All in all, it wasn’t a bad way for Gulluscio to go out.

“They gave me a gift, I’ll tell you that right now,” he said of his players. “I know they worked hard for me, and I’ll never question that as long as I live.”

The Clippers surely worked hard at Harborfields High School. The Tornadoes saw to that.

It was a memorable win for Harborfields, which will play at home against Rocky Point or Southampton in a county semifinal on Friday. Harborfields coach Lauren Desiderio said she wasn’t sure, but it might have been the first playoff win in team history. “It’s a big step,” she said.

And they took that big step with a lot of running. The Tornadoes (10-7) run like deer, and they put a lot of pressure on the Clippers (10-7) and their standout goaltender, Alexis Reed.

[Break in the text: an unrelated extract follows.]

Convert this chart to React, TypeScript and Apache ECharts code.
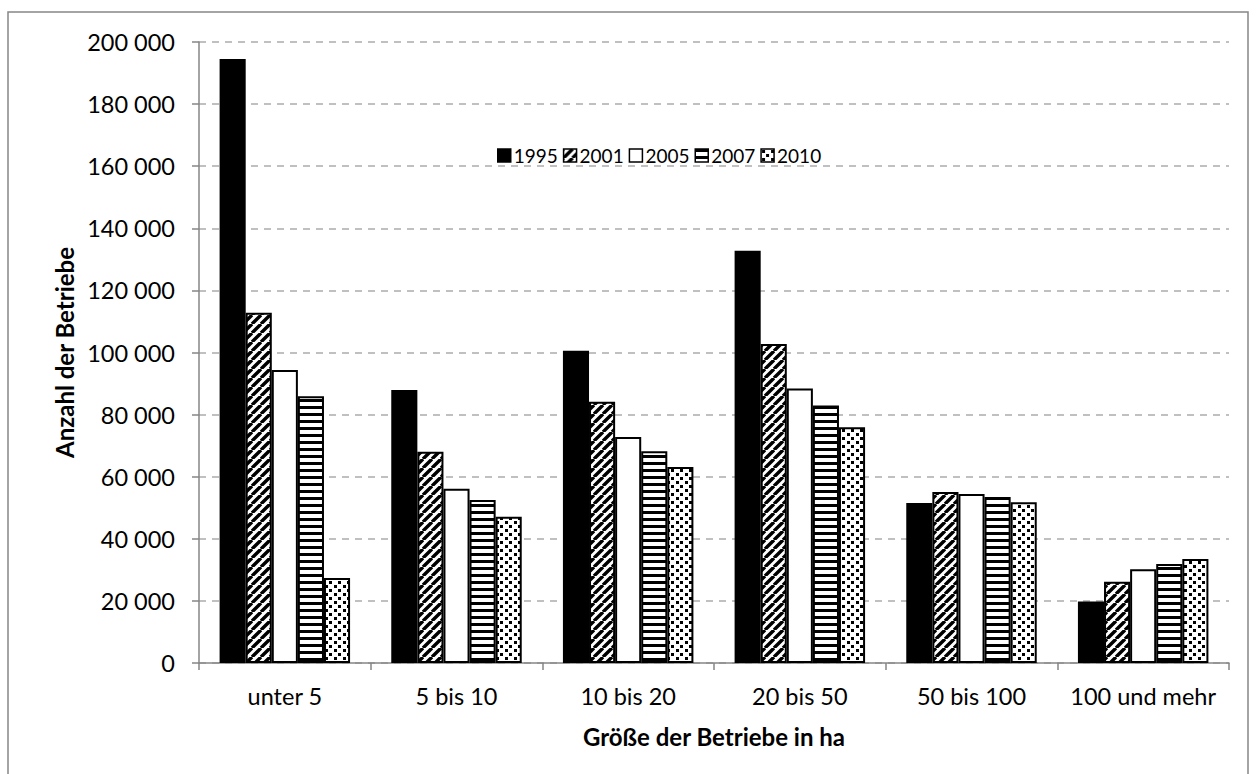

“We do do a lot of physical fitness to get them into shape, and we have a great bench that can come in and help out when they’re out of breath,” Desiderio said. “But, yes, they ran for 60 minutes today.”

It was Stolba’s well-taken penalty stroke 8 minutes 48 seconds into the second half that gave Harborfields a 2-1 lead.

Later, the Tornadoes exerted great pressure on the Greenport goal and it paid off. With Reed down on the ground, Harborfields kept plugging away until Isabelle Wechsler was able to knock the ball over the goal line for a 3-1 lead with 14:35 remaining. Gianna Santomauro assisted.

Reed, a senior who is one of the top goalies in the county, played well, making nine saves in her final game for the Clippers. She was sharp, especially early on when she made a brilliant leg save on a shot that Samantha Gray snapped off a pass from Santomauro. Reed even did well to block a ball that deflected off one of her defenders, Megan Mundy.

“She made some awesome saves,” Desiderio said. “She really kept her team in the game. It was a good challenge for us. It made our team work really hard.”

But Harborfields eventually broke the ice with 6:01 left in the first half. Wechsler took a penalty corner, pushing the ball to Stolba. The senior midfielder then fired a shot that Katie DeNicola redirected into the goal.

Harborfields continued to pepper shots at the Greenport goal, but Reed was able to deny the Tornadoes before Sarah Tuthill produced an equalizer for the Clippers at 4:00 of the second half. Kerri Hands slid the ball across the goalmouth to Tuthill, who slammed it in.

“I thought we were doing well, and then it was just like a lapse that got us down,” Reed said. “I thought we would bounce back, but it’s O.K. It’s a tough loss. … Somebody had to lose the game. It just stinks that it was us.”

Harborfields outshot the visitors, 16-6, and earned 15 penalty corners to Greenport’s two.

The Tornadoes were so focused on preparing for a penalty corner that they were awarded in the game’s dying moments that their coach had to tell them the contest was over. Then they jumped for joy and celebrated.

“It’s the greatest feeling ever,” Stolba said. “I’m so proud of every single one of my teammates.”

The Clippers experienced similar joy last week when Gulluscio called his players out of their classes and used a SMART Board to show them that they had bumped Comsewogue out of sixth place in the Division III final regular-season standings. The players knew what that meant: They were in the playoffs.

“All of us were just screaming,” Reed said. “The entire school probably heard our screams and some of us were crying.”

After the game, fans applauded the Greenport players as they walked off the field for the last time. Shortly after that, Gulluscio walked off the field for the last time.

Gulluscio, who will remain in his post as the Greenport athletic director, finished with a 28-80 (.259) career record. But 41 of those losses came in his first three years, and the Clippers have shown steady improvement in recent years.

“It’s been a heck of a seven years,” Gulluscio said, “and I’m very proud of where the program has gone.”